Written problem: Exactly repeat the material, dropping every picture from the copy.

Supplied information:
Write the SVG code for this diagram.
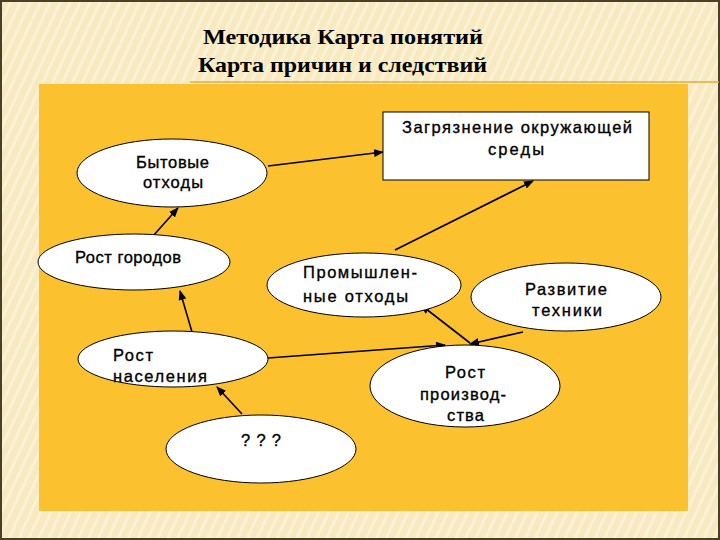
<svg xmlns="http://www.w3.org/2000/svg" width="720" height="540" viewBox="0 0 720 540">
<defs>
<pattern id="stripes" width="9" height="9" patternUnits="userSpaceOnUse" patternTransform="rotate(25)">
<rect width="9" height="9" fill="#f7e9c0"/>
<rect width="3" height="9" fill="#fbf2d6"/>
</pattern>
<marker id="arr" markerUnits="userSpaceOnUse" markerWidth="10" markerHeight="8" refX="9" refY="4" orient="auto">
<path d="M0,0 L10,4 L0,8 z" fill="#000"/>
</marker>
<style>
.node ellipse, .node rect { fill: #fff; stroke: #000; stroke-width: 1; }
.lbl { font-family: "Liberation Sans", Arial, sans-serif; font-size: 16.5px; font-weight: normal; fill: #000; stroke: #000; stroke-width: 0.35; }
.title { font-family: "Liberation Serif", "Times New Roman", serif; font-size: 21px; font-weight: bold; fill: #000; }
.conn line { stroke: #000; stroke-width: 1.6; marker-end: url(#arr); }
</style>
</defs>
<rect x="0" y="0" width="720" height="540" fill="url(#stripes)"/>
<rect x="1" y="1" width="718" height="538" fill="none" stroke="#4a4028" stroke-width="2"/>
<line x1="190" y1="82" x2="719" y2="82" stroke="#e4a83c" stroke-width="1.5"/>
<g id="title">
<text class="title" x="203" y="44" textLength="280" lengthAdjust="spacingAndGlyphs">Методика Карта понятий</text>
<text class="title" x="198" y="72" textLength="289" lengthAdjust="spacingAndGlyphs">Карта причин и следствий</text>
</g>
<rect x="39" y="84" width="649" height="427" fill="#fcc12e"/>
<g id="connectors" class="conn">
<line x1="268" y1="166" x2="383" y2="152"/>
<line x1="153" y1="236" x2="178" y2="208"/>
<line x1="192" y1="332" x2="180" y2="291"/>
<line x1="395" y1="250" x2="533" y2="181"/>
<line x1="268" y1="358" x2="445" y2="345"/>
<line x1="470" y1="343" x2="421" y2="305"/>
<line x1="523" y1="332" x2="470" y2="344"/>
<line x1="242" y1="414" x2="217" y2="387"/>
</g>
<g id="node-zagryaznenie" class="node">
<rect x="383" y="112" width="266" height="68"/>
<text class="lbl" x="402" y="133" textLength="230" lengthAdjust="spacing">Загрязнение окружающей</text>
<text class="lbl" x="488" y="155" textLength="56" lengthAdjust="spacing">среды</text>
</g>
<g id="node-bytovye" class="node">
<ellipse cx="172" cy="173" rx="95" ry="34"/>
<text class="lbl" x="136" y="168" textLength="73" lengthAdjust="spacing">Бытовые</text>
<text class="lbl" x="143" y="188" textLength="60" lengthAdjust="spacing">отходы</text>
</g>
<g id="node-rost-gorodov" class="node">
<ellipse cx="134" cy="262" rx="96" ry="28"/>
<text class="lbl" x="75" y="263" textLength="106" lengthAdjust="spacing">Рост городов</text>
</g>
<g id="node-promyshlennye" class="node">
<ellipse cx="364" cy="285" rx="97" ry="32"/>
<text class="lbl" x="303" y="278" textLength="114" lengthAdjust="spacing">Промышлен-</text>
<text class="lbl" x="303" y="302" textLength="105" lengthAdjust="spacing">ные отходы</text>
</g>
<g id="node-razvitie" class="node">
<ellipse cx="566" cy="297" rx="95" ry="34"/>
<text class="lbl" x="525" y="295" textLength="82" lengthAdjust="spacing">Развитие</text>
<text class="lbl" x="532" y="316" textLength="70" lengthAdjust="spacing">техники</text>
</g>
<g id="node-rost-naseleniya" class="node">
<ellipse cx="173" cy="359" rx="95" ry="28"/>
<text class="lbl" x="113" y="361" textLength="40" lengthAdjust="spacing">Рост</text>
<text class="lbl" x="113" y="382" textLength="94" lengthAdjust="spacing">населения</text>
</g>
<g id="node-unknown" class="node">
<ellipse cx="261" cy="449" rx="95" ry="34"/>
<text class="lbl" x="241" y="446" textLength="40" lengthAdjust="spacing">? ? ?</text>
</g>
<g id="node-rost-proizvodstva" class="node">
<ellipse cx="465" cy="386" rx="95" ry="41"/>
<text class="lbl" x="445" y="378" textLength="40" lengthAdjust="spacing">Рост</text>
<text class="lbl" x="420" y="400" textLength="86" lengthAdjust="spacing">производ-</text>
<text class="lbl" x="447" y="421" textLength="37" lengthAdjust="spacing">ства</text>
</g>
</svg>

Response to the task:
Write the SVG code for this diagram.
<svg xmlns="http://www.w3.org/2000/svg" width="720" height="540" viewBox="0 0 720 540">
<defs>
<pattern id="stripes" width="9" height="9" patternUnits="userSpaceOnUse" patternTransform="rotate(25)">
<rect width="9" height="9" fill="#f7e9c0"/>
<rect width="3" height="9" fill="#fbf2d6"/>
</pattern>
<marker id="arr" markerUnits="userSpaceOnUse" markerWidth="10" markerHeight="8" refX="9" refY="4" orient="auto">
<path d="M0,0 L10,4 L0,8 z" fill="#000"/>
</marker>
<style>
.node ellipse, .node rect { fill: #fff; stroke: #000; stroke-width: 1; }
.lbl { font-family: "Liberation Sans", Arial, sans-serif; font-size: 16.5px; font-weight: normal; fill: #000; stroke: #000; stroke-width: 0.35; }
.title { font-family: "Liberation Serif", "Times New Roman", serif; font-size: 21px; font-weight: bold; fill: #000; }
.conn line { stroke: #000; stroke-width: 1.6; marker-end: url(#arr); }
</style>
</defs>
<rect x="0" y="0" width="720" height="540" fill="url(#stripes)"/>
<rect x="1" y="1" width="718" height="538" fill="none" stroke="#4a4028" stroke-width="2"/>
<line x1="190" y1="82" x2="719" y2="82" stroke="#e4a83c" stroke-width="1.5"/>
<g id="title">
<text class="title" x="203" y="44" textLength="280" lengthAdjust="spacingAndGlyphs">Методика Карта понятий</text>
<text class="title" x="198" y="72" textLength="289" lengthAdjust="spacingAndGlyphs">Карта причин и следствий</text>
</g>
<rect x="39" y="84" width="649" height="427" fill="#fcc12e"/>
<g id="connectors" class="conn">
<line x1="268" y1="166" x2="383" y2="152"/>
<line x1="153" y1="236" x2="178" y2="208"/>
<line x1="192" y1="332" x2="180" y2="291"/>
<line x1="395" y1="250" x2="533" y2="181"/>
<line x1="268" y1="358" x2="445" y2="345"/>
<line x1="470" y1="343" x2="421" y2="305"/>
<line x1="523" y1="332" x2="470" y2="344"/>
<line x1="242" y1="414" x2="217" y2="387"/>
</g>
<g id="node-zagryaznenie" class="node">
<rect x="383" y="112" width="266" height="68"/>
<text class="lbl" x="402" y="133" textLength="230" lengthAdjust="spacing">Загрязнение окружающей</text>
<text class="lbl" x="488" y="155" textLength="56" lengthAdjust="spacing">среды</text>
</g>
<g id="node-bytovye" class="node">
<ellipse cx="172" cy="173" rx="95" ry="34"/>
<text class="lbl" x="136" y="168" textLength="73" lengthAdjust="spacing">Бытовые</text>
<text class="lbl" x="143" y="188" textLength="60" lengthAdjust="spacing">отходы</text>
</g>
<g id="node-rost-gorodov" class="node">
<ellipse cx="134" cy="262" rx="96" ry="28"/>
<text class="lbl" x="75" y="263" textLength="106" lengthAdjust="spacing">Рост городов</text>
</g>
<g id="node-promyshlennye" class="node">
<ellipse cx="364" cy="285" rx="97" ry="32"/>
<text class="lbl" x="303" y="278" textLength="114" lengthAdjust="spacing">Промышлен-</text>
<text class="lbl" x="303" y="302" textLength="105" lengthAdjust="spacing">ные отходы</text>
</g>
<g id="node-razvitie" class="node">
<ellipse cx="566" cy="297" rx="95" ry="34"/>
<text class="lbl" x="525" y="295" textLength="82" lengthAdjust="spacing">Развитие</text>
<text class="lbl" x="532" y="316" textLength="70" lengthAdjust="spacing">техники</text>
</g>
<g id="node-rost-naseleniya" class="node">
<ellipse cx="173" cy="359" rx="95" ry="28"/>
<text class="lbl" x="113" y="361" textLength="40" lengthAdjust="spacing">Рост</text>
<text class="lbl" x="113" y="382" textLength="94" lengthAdjust="spacing">населения</text>
</g>
<g id="node-unknown" class="node">
<ellipse cx="261" cy="449" rx="95" ry="34"/>
<text class="lbl" x="241" y="446" textLength="40" lengthAdjust="spacing">? ? ?</text>
</g>
<g id="node-rost-proizvodstva" class="node">
<ellipse cx="465" cy="386" rx="95" ry="41"/>
<text class="lbl" x="445" y="378" textLength="40" lengthAdjust="spacing">Рост</text>
<text class="lbl" x="420" y="400" textLength="86" lengthAdjust="spacing">производ-</text>
<text class="lbl" x="447" y="421" textLength="37" lengthAdjust="spacing">ства</text>
</g>
</svg>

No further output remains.